#### Exercise description:
Using the data below, gather each line that includes the word "with".

::: Task material

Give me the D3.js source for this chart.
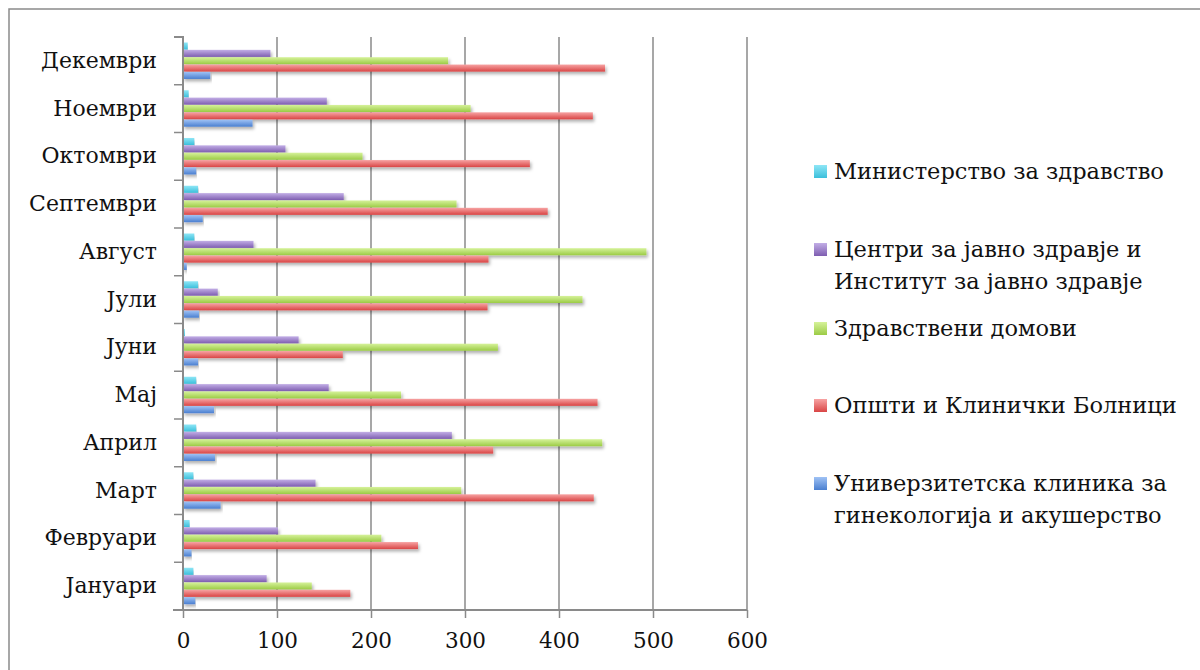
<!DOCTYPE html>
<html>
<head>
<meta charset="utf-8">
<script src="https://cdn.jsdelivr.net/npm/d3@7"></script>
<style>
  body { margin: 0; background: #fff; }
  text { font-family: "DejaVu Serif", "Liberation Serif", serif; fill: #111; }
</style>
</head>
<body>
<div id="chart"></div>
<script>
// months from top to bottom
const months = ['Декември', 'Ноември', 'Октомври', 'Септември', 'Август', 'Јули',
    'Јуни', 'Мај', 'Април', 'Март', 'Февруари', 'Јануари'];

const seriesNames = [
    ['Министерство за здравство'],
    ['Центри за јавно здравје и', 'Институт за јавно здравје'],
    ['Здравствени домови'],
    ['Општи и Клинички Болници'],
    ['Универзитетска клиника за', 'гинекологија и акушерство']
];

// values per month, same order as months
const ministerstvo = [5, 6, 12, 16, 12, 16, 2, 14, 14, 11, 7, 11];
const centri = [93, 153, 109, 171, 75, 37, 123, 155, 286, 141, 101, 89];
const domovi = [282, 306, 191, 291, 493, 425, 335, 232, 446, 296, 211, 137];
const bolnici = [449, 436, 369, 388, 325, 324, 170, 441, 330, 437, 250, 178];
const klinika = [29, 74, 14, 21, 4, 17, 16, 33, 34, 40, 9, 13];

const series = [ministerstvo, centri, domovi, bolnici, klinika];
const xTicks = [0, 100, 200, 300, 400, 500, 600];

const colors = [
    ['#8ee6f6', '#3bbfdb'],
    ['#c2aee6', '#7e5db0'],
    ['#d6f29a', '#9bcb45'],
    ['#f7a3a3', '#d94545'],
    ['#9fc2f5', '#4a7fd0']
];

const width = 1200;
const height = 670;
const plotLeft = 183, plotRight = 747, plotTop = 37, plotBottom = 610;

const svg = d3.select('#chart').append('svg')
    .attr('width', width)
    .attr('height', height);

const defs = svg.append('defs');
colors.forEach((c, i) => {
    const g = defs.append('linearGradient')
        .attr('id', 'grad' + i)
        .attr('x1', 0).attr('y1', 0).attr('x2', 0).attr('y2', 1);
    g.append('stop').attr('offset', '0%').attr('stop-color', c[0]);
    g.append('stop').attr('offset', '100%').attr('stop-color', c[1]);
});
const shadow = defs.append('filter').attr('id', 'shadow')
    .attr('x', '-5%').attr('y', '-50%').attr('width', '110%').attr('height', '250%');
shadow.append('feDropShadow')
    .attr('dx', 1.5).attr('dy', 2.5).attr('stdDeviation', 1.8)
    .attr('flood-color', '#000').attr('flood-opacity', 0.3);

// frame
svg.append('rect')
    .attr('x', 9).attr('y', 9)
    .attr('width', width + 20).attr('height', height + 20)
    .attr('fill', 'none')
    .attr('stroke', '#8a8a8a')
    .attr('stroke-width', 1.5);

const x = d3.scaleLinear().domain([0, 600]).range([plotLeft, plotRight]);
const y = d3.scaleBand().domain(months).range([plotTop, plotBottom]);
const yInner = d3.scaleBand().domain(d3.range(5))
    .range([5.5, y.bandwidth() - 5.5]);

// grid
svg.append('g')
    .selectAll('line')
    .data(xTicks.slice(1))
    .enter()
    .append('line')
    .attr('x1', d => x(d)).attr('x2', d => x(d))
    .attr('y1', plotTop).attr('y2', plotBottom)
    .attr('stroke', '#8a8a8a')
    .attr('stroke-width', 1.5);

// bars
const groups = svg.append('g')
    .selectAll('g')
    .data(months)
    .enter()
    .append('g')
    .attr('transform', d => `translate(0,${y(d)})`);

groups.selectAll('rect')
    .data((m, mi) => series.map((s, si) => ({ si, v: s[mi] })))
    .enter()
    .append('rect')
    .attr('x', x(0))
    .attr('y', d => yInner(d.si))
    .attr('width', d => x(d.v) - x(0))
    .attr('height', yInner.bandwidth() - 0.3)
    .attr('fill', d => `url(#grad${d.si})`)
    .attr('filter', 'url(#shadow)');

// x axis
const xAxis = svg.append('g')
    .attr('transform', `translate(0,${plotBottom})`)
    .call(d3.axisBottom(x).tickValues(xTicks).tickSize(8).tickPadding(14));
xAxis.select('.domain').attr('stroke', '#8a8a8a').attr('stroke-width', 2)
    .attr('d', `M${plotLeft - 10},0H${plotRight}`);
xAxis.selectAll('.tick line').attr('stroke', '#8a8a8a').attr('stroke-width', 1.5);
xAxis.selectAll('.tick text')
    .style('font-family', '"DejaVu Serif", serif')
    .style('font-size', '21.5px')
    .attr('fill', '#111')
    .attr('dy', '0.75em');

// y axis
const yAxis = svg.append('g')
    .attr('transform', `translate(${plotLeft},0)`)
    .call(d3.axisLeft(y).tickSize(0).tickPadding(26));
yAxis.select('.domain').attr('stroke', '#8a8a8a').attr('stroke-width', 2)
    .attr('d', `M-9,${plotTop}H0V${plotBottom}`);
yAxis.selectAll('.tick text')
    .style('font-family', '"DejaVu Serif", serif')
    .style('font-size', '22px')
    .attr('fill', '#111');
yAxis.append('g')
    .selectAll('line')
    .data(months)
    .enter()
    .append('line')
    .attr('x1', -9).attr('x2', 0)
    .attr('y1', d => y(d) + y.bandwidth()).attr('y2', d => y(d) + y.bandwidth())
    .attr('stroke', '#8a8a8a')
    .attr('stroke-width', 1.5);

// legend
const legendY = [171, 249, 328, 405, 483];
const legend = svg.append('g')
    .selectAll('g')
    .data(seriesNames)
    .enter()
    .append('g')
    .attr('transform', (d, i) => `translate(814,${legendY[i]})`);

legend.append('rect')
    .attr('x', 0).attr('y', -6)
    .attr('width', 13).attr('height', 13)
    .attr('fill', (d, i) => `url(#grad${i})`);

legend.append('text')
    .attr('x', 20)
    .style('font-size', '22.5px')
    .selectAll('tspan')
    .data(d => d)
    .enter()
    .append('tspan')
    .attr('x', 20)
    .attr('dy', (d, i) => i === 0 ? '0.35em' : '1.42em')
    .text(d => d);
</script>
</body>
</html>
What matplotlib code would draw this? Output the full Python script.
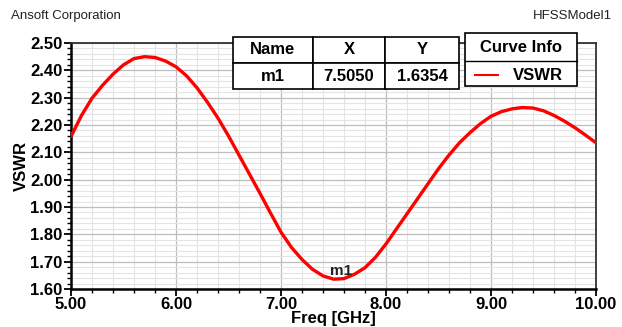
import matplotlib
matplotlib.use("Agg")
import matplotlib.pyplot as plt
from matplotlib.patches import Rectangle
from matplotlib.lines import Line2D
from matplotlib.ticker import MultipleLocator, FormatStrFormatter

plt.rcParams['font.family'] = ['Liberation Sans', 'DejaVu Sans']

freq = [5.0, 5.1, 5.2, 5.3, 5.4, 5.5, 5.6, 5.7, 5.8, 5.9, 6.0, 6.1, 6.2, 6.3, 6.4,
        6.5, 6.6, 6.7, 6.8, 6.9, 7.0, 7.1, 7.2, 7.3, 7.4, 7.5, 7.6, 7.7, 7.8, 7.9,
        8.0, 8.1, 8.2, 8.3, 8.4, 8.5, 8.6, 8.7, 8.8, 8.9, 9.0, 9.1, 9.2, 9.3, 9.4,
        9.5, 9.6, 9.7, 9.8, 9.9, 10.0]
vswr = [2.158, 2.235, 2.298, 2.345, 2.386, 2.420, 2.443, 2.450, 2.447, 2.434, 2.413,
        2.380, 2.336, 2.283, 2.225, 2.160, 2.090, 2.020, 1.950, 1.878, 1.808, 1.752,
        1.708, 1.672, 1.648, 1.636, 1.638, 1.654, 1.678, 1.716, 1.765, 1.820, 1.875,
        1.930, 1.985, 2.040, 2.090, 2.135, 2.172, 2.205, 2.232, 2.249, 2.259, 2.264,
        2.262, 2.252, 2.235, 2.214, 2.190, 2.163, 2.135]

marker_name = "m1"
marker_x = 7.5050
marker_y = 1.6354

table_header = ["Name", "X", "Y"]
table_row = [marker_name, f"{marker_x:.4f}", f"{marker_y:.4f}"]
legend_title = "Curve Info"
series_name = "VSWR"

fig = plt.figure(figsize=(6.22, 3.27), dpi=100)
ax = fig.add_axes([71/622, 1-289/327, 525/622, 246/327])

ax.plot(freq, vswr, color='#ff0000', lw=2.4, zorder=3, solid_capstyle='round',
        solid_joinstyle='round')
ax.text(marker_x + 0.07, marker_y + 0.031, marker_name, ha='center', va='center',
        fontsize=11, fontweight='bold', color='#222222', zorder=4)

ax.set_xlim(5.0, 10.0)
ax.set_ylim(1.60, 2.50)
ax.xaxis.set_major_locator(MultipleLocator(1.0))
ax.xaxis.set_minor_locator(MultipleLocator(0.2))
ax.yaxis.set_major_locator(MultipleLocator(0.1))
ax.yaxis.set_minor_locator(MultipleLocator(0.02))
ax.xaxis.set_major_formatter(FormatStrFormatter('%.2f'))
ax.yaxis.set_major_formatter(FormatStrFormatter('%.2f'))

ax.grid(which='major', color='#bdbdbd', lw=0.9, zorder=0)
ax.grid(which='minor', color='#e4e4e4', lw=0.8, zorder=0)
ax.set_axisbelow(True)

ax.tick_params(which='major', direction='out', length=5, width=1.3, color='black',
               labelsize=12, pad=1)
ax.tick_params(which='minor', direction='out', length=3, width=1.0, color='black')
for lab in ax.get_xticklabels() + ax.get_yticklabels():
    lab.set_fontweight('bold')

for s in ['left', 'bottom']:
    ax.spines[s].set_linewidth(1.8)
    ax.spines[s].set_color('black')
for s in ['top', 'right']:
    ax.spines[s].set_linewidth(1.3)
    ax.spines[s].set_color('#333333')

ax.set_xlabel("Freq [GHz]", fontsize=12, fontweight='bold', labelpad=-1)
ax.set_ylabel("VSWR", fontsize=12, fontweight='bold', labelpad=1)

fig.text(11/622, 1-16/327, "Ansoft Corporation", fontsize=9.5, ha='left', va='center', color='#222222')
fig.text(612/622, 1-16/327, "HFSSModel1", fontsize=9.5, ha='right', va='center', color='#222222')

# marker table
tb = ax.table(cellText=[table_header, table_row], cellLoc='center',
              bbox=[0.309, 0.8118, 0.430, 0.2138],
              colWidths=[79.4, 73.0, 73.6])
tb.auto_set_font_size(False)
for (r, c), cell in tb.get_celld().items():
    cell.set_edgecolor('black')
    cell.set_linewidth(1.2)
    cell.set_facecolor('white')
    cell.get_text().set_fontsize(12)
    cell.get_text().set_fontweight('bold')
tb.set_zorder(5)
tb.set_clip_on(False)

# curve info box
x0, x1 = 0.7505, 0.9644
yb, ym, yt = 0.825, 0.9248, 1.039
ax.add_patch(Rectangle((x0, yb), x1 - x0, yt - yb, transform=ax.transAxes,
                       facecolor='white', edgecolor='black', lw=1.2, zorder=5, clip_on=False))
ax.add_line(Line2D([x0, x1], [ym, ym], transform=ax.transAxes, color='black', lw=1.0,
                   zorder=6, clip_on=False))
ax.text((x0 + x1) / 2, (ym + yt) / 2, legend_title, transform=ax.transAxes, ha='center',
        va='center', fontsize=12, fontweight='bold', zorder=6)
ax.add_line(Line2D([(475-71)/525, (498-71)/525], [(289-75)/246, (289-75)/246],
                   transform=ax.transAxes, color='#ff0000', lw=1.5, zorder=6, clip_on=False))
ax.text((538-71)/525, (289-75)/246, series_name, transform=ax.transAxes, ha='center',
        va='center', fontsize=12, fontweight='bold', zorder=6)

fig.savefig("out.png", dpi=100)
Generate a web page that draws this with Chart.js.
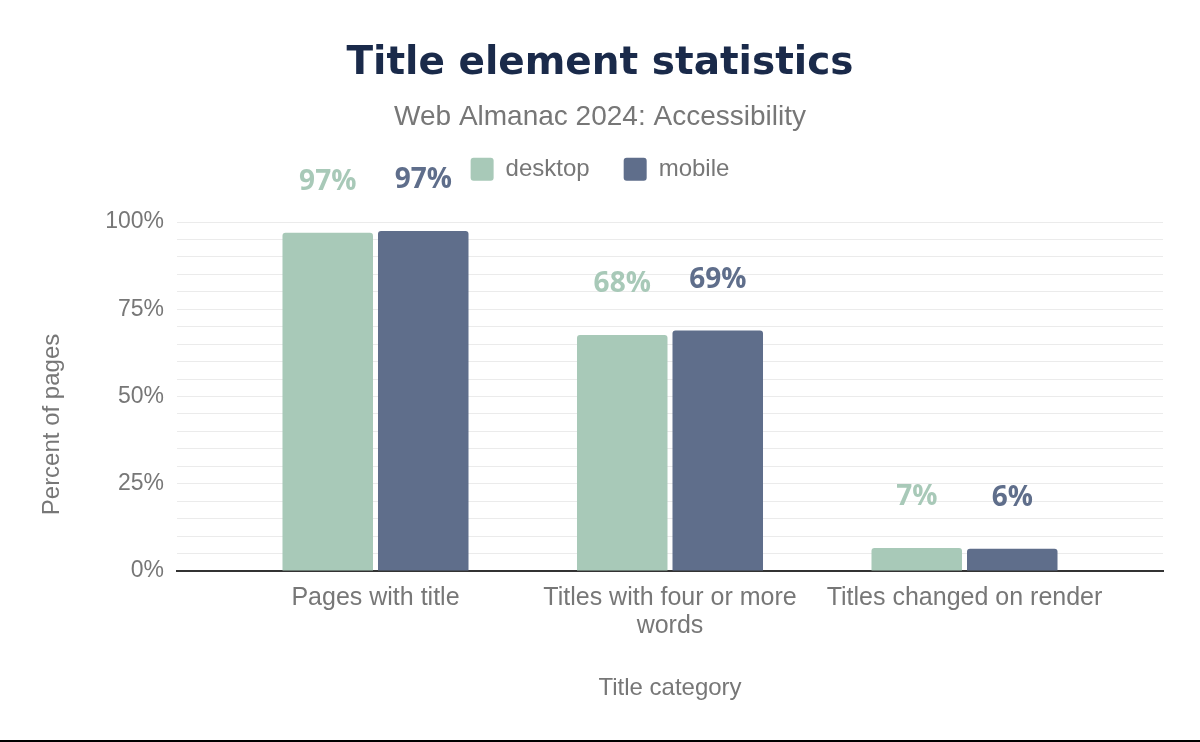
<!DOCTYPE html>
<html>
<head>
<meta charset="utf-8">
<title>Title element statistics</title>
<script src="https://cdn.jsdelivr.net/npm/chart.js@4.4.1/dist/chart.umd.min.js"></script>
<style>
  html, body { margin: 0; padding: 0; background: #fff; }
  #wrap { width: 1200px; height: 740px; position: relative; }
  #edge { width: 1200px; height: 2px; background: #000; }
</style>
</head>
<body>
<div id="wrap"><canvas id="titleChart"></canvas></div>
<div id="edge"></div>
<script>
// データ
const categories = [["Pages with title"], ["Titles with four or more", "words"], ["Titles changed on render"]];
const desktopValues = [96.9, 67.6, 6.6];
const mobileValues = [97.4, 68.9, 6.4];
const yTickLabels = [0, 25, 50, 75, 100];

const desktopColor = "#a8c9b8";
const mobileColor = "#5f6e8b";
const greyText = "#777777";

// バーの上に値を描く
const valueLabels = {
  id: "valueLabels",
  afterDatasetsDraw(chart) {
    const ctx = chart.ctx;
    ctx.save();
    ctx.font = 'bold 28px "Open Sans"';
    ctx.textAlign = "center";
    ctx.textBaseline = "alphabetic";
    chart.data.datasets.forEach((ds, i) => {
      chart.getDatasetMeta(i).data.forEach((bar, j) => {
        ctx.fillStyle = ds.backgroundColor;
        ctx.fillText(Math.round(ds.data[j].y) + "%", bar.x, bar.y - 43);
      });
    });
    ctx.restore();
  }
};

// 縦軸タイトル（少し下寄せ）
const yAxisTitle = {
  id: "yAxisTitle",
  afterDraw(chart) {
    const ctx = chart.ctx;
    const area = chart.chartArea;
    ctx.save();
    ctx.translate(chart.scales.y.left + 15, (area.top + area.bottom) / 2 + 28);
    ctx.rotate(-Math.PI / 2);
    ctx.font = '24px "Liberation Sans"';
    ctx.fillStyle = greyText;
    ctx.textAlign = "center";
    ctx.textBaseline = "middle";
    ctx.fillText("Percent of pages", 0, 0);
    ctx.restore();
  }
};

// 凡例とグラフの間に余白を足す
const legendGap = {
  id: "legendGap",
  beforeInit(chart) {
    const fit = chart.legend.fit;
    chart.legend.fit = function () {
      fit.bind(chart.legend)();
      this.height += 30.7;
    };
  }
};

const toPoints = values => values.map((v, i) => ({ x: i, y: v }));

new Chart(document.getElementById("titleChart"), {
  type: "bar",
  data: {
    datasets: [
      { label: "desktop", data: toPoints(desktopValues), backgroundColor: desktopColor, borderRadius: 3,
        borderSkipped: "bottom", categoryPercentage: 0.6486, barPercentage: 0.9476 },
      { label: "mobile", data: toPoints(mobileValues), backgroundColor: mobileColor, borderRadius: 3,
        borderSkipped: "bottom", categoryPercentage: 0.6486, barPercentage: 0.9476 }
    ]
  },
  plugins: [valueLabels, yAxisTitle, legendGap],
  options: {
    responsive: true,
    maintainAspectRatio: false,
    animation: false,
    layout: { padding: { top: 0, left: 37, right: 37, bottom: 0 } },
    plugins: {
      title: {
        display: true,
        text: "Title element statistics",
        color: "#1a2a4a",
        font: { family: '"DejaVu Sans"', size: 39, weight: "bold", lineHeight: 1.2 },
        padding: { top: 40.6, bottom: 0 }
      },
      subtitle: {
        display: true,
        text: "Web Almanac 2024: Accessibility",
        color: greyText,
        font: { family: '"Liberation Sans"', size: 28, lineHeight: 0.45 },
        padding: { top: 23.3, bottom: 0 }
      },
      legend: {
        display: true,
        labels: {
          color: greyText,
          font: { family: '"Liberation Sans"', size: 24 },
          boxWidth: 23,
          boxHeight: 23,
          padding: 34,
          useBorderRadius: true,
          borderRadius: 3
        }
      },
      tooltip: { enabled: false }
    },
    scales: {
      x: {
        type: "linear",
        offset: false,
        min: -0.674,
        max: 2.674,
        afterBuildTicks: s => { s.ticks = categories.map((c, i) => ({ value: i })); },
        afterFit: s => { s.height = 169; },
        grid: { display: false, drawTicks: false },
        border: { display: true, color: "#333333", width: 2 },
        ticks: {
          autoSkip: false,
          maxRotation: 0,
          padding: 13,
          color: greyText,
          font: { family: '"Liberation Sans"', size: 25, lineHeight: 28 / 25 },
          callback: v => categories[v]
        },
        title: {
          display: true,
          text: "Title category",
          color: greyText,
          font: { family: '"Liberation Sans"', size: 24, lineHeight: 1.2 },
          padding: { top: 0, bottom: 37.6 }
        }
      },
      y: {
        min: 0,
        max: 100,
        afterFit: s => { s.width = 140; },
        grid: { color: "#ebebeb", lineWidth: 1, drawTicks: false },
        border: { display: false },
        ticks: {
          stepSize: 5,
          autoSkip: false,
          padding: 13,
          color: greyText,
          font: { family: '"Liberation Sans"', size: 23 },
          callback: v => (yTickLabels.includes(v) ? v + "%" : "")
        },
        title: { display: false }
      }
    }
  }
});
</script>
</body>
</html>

::::::

#### Result of this task:
Generate a web page that draws this with Chart.js.
const categories = [["Pages with title"], ["Titles with four or more", "words"], ["Titles changed on render"]];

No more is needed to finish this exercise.